The request for information about agile services comes a few months after the General Services Administration awarded 17 vendors a spot on its own agile blanket purchase agreement -- a pre-approved list of businesses qualified to provide digital development services to other agencies.

Other agencies and departments are not required to use GSA’s agile BPA, which has been halted at least twice by protests from vendors not chosen to be on it.

Specifically, DHS wants one contractor to provide DHS with several development teams, including product managers, designers, engineers and developers, who use techniques such as DevOps, according to a posting on FedBizOpps.

The posting asks for input on a potential selection process for that contractor -- teams would be asked to complete a challenge exercise within one day, demonstrate their minimum viable product, and then do a 60-minute presentation on the product and the development process.

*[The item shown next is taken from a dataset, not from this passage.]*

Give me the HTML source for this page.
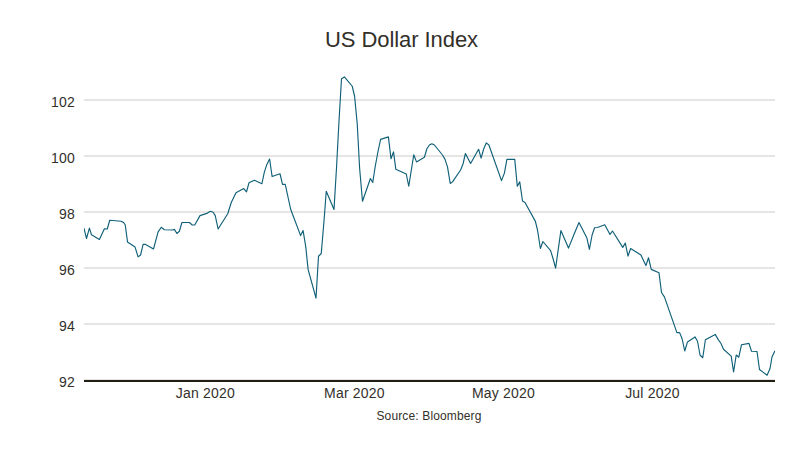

Contractor candidates would also post an under 5-minute video response on YouTube to the prompt: “Describe an agile project that your company has led and is proud of.”

DHS is planning an industry day in June to discuss the project. It is also still collecting comment on proposed pricing models, including one that would pay teams for increments of development time. The agile contract would be overseen by DHS’ Procurement Innovation Lab, a team that experiments with new ways to buy products and services.

The department is collecting public comment on these topics until June 7. DHS declined to provide comment beyond what was in the solicitation and online.